Since a big consideration for getting this camera was to make use of its fast maximum aperture, I couldn't resist taking the first shot wide open.  At an aperture of f/2.9 for 1/10 second, I got the following.  Reasonably sharp in the center, with lots of fall off at the edges, but some very pleasing color.

Another shot at f/2.9, this time at 1/50 second.  The lighting of the scene is a bit too challenging for the narrow exposure latitude of Velvia, but some good color rendering remains evident nonetheless.

A sunny morning under partial shade allowed me to us the wide f/2.9 aperture at 1/250 second for this test shot at fairly close focusing.  Lovely shallow depth of field, pleasing bokeh, and fantastic color rendition make this shot just what I had hoped for.

Stopped down to f/8, the Trioplan offers some better sharpness across the frame, but the 1/250 second shutter speed didn't quite stop all the action in the frame, as seen on the numbers on the bus.

I stopped this one down just a bit to f/4 for a 1/100 second exposure. Since the majority of the frame is distant, it doesn't really work too well from a focus sharpness point of view.

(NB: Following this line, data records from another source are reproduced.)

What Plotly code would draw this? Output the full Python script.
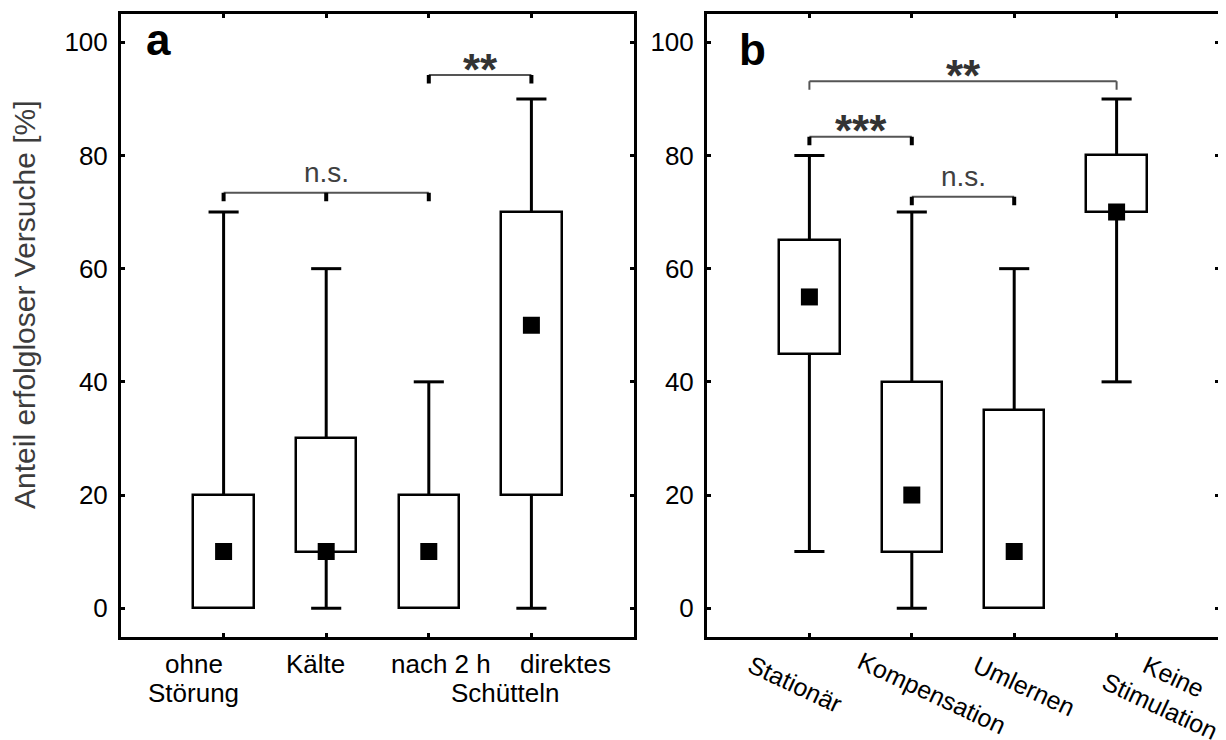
import plotly.graph_objects as go

# ---------------- data ----------------
# Panel a
cats_a = ["ohne Störung", "Kälte", "nach 2 h Schütteln", "direktes Schütteln"]
q1_a = [0, 10, 0, 20]
med_a = [10, 10, 10, 50]
q3_a = [20, 30, 20, 70]
lo_a = [0, 0, 0, 0]
hi_a = [70, 60, 40, 90]

# Panel b
cats_b = ["Stationär", "Kompensation", "Umlernen", "Keine Stimulation"]
q1_b = [45, 10, 0, 70]
med_b = [55, 20, 10, 70]
q3_b = [65, 40, 35, 80]
lo_b = [10, 0, 0, 40]
hi_b = [80, 70, 60, 90]

y_ticks = [0, 20, 40, 60, 80, 100]
y_tick_labels = ["0", "20", "40", "60", "80", "100"]

# x label lines (panel a uses a shared "Schütteln")
xlab_a = ["ohne", "Störung", "Kälte", "nach 2 h", "direktes", "Schütteln"]
xlab_b = ["Stationär", "Kompensation", "Umlernen", "Keine<br>Stimulation"]

# significance brackets: groups spanned, level, label
sig_a = [
    {"groups": [0, 1, 2], "level": 73.4, "label": "n.s."},
    {"groups": [2, 3], "level": 94.2, "label": "**"},
]
sig_b = [
    {"groups": [0, 1], "level": 83.3, "label": "***"},
    {"groups": [1, 2], "level": 72.7, "label": "n.s."},
    {"groups": [0, 3], "level": 93.1, "label": "**"},
]

y_title = "Anteil erfolgloser Versuche [%]"

# ---------------- styles ----------------
ARIAL = "Liberation Sans, Arial, sans-serif"
W, H = 1226, 740
OFF = 8  # page body margin compensation (px)


def px_x(p):
    return (p - OFF) / W


def px_y(p):
    return 1 - (p - OFF) / H


fig = go.Figure()


def add_panel(xa, ya, q1, med, q3, lo, hi):
    pos = list(range(len(q1)))
    fig.add_trace(go.Bar(
        x=pos, base=q1, y=[b - a for a, b in zip(q1, q3)], width=0.59,
        marker=dict(color="white", line=dict(color="black", width=2.5)),
        xaxis=xa, yaxis=ya, showlegend=False, hoverinfo="skip"))
    wx, wy, cx, cy = [], [], [], []
    for i in pos:
        if hi[i] > q3[i]:
            wx += [i, i, None]
            wy += [q3[i], hi[i], None]
            cx.append(i)
            cy.append(hi[i])
        if lo[i] < q1[i]:
            wx += [i, i, None]
            wy += [q1[i], lo[i], None]
            cx.append(i)
            cy.append(lo[i])
    fig.add_trace(go.Scatter(x=wx, y=wy, mode="lines",
                             line=dict(color="black", width=3),
                             xaxis=xa, yaxis=ya, showlegend=False, hoverinfo="skip"))
    fig.add_trace(go.Scatter(x=cx, y=cy, mode="markers",
                             marker=dict(symbol="line-ew", size=21.5,
                                         line=dict(color="black", width=3)),
                             xaxis=xa, yaxis=ya, showlegend=False, hoverinfo="skip"))
    fig.add_trace(go.Scatter(x=pos, y=med, mode="markers",
                             marker=dict(symbol="square", size=17, color="black",
                                         line=dict(width=0)),
                             xaxis=xa, yaxis=ya, showlegend=False, hoverinfo="skip"))


def add_brackets(xa, ya, sigs, thick_flags):
    for s, thick in zip(sigs, thick_flags):
        g = s["groups"]
        lv = s["level"]
        fig.add_trace(go.Scatter(x=[g[0], g[-1]], y=[lv, lv], mode="lines",
                                 line=dict(color="#555555", width=2),
                                 xaxis=xa, yaxis=ya, showlegend=False, hoverinfo="skip"))
        tx, ty = [], []
        for gi in g:
            tx += [gi, gi, None]
            ty += [lv, lv - 1.5, None]
        fig.add_trace(go.Scatter(x=tx, y=ty, mode="lines",
                                 line=dict(color="black" if thick else "#555555",
                                           width=4 if thick else 2),
                                 xaxis=xa, yaxis=ya, showlegend=False, hoverinfo="skip"))
        is_star = "*" in s["label"]
        fig.add_annotation(
            x=(g[0] + g[-1]) / 2, y=lv, xref=xa, yref=ya, text=s["label"],
            showarrow=False, xanchor="center", yanchor="middle",
            yshift=6 if is_star else 20,
            font=dict(family=ARIAL, size=44 if is_star else 28,
                      color="#333333" if is_star else "#404040",
                      weight="bold" if is_star else "normal"))


add_panel("x", "y", q1_a, med_a, q3_a, lo_a, hi_a)
add_panel("x2", "y2", q1_b, med_b, q3_b, lo_b, hi_b)
add_brackets("x", "y", sig_a, [True, True])
add_brackets("x2", "y2", sig_b, [True, True, False])

# ---------------- axes ----------------
xcommon = dict(range=[-1, 4], showgrid=False, zeroline=False, showline=True,
               linecolor="black", linewidth=3, mirror="ticks", ticks="inside",
               ticklen=4, tickwidth=2.5, tickcolor="black",
               tickvals=[0, 1, 2, 3], showticklabels=False, fixedrange=True)
ycommon = dict(range=[-5, 105], showgrid=False, zeroline=False, showline=True,
               linecolor="black", linewidth=3, mirror="ticks", ticks="inside",
               ticklen=4, tickwidth=2.5, tickcolor="black",
               tickvals=y_ticks, ticktext=y_tick_labels,
               tickfont=dict(family=ARIAL, size=26, color="black"),
               ticklabelstandoff=5, fixedrange=True)

ydom = [px_y(636.5), px_y(14)]
fig.update_layout(
    width=W, height=H, autosize=False,
    margin=dict(l=0, r=0, t=0, b=0),
    paper_bgcolor="white", plot_bgcolor="white",
    showlegend=False, bargap=0,
    xaxis=dict(xcommon, domain=[px_x(121), px_x(634)], anchor="y"),
    yaxis=dict(ycommon, domain=ydom, anchor="x"),
    xaxis2=dict(xcommon, domain=[px_x(707), px_x(1219)], anchor="y2"),
    yaxis2=dict(ycommon, domain=ydom, anchor="x2"),
)

# ---------------- text ----------------
# panel letters
fig.add_annotation(x=px_x(144), y=px_y(39.6), xref="paper", yref="paper", text="<b>a</b>",
                   showarrow=False, xanchor="left", yanchor="middle",
                   font=dict(family=ARIAL, size=44, color="black"))
fig.add_annotation(x=px_x(737), y=px_y(49.6), xref="paper", yref="paper", text="<b>b</b>",
                   showarrow=False, xanchor="left", yanchor="middle",
                   font=dict(family=ARIAL, size=44, color="black"))

# y title
fig.add_annotation(x=px_x(24), y=px_y(305), xref="paper", yref="paper", text=y_title,
                   showarrow=False, xanchor="center", yanchor="middle", textangle=-90,
                   font=dict(family=ARIAL, size=30, color="#3c3c3c"))

# panel a x labels
xa_pos = [-0.29, -0.29, 0.9, 2.12, 3.33, 2.74]
xa_row = [-27, -56, -27, -27, -27, -56]
for t, xp, ys in zip(xlab_a, xa_pos, xa_row):
    fig.add_annotation(x=xp, y=0, xref="x", yref="y domain", text=t, showarrow=False,
                       xanchor="center", yanchor="middle", yshift=ys,
                       font=dict(family=ARIAL, size=26, color="black"))

# panel b x labels (rotated)
xb_pos = [-0.14, 1.2, 2.1, 3.49]
xb_row = [-47.5, -56.5, -49.5, -55]
for t, xp, ys in zip(xlab_b, xb_pos, xb_row):
    fig.add_annotation(x=xp, y=0, xref="x2", yref="y2 domain", text=t, showarrow=False,
                       xanchor="center", yanchor="middle", yshift=ys, textangle=25,
                       align="center",
                       font=dict(family=ARIAL, size=25, color="black"))

fig.write_html("out.html")
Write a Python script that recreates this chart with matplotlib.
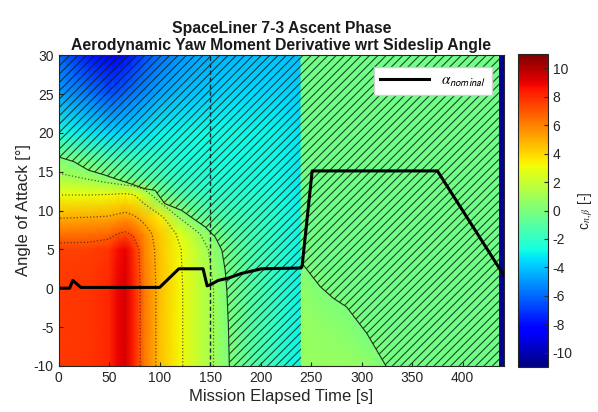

Another f/8 shot at 1/100 second shows problems across the frame.  The shutter seems too slow to have stopped any action, resulting in blur in the center, while the sharpness outside of the center is problematic, resulting in even more blur.  

Stopped further down to f/16 however, the Trioplan combines the lovely rendering, particularly on blue shades, with some extremely good sharpness.  The exposure for this was 1/100 second.  Note the evidence of a light leak in the bellows.

The brightness of the scene allowed me only enough latitude to stop this down to f/5.6 at the 1/250 fastest speed, even with ISO 50 film.  The result is still fairly sharp on the in-focus parts while leaving a nice blue to the distant elements.  Yep, the light leak shows up again.

I focused this shot taken at f/5.6 about on the near tree, which rendered well, but the backdrop has a nice soft portrayal.  The glare is common given I shot this 1/250 second exposure towards the sun.

Under more subdued backlight, taken at f/4, I got a pretty decent result from this exposure of 1/250 second.

Even at f/8, this 1/100 sec. exposure shows mushniess along the outer portions of the frame, while the center holds no real item of interest for the eyes.  

Center details on this shot at f/5.6 for 1/50 sec. are particularly sharp, but the sides of the frame show a pronounced blur to them.

The small size of the Lisette allowed me to hand hold this shot taken at f/2.9 for 1/25 sec., with little in the way of side effects.  

On the last shot of the roll, I got one of my favorites of the batch.  Shot at f/2.9 for 1/100 sec., this shot offers a really nice three dimensional effect between the bicycles in the foreground and the highly blurred backdrop.  

So have I found the perfect camera, as well as a fitting replacement for my beleaguered Franka?  Not hardly.  The Trioplan on the Lisette has weaker edge sharpness than the much more capable Radionar.  That all said, I can see a lot of promise in the Lisette in the right conditions.  It seems a very fitting conduit for shooting centered closer subjects with narrow depth of field for a good effect that pops.  As well, it is particularly sharp when stopped down to around f/16.  Finally, the lens renders colors amazingly well for being over 75 years old.  I'm looking forward to thinking of fun new ways that I can use this camera within its confines to play on its strengths to deliver some great images!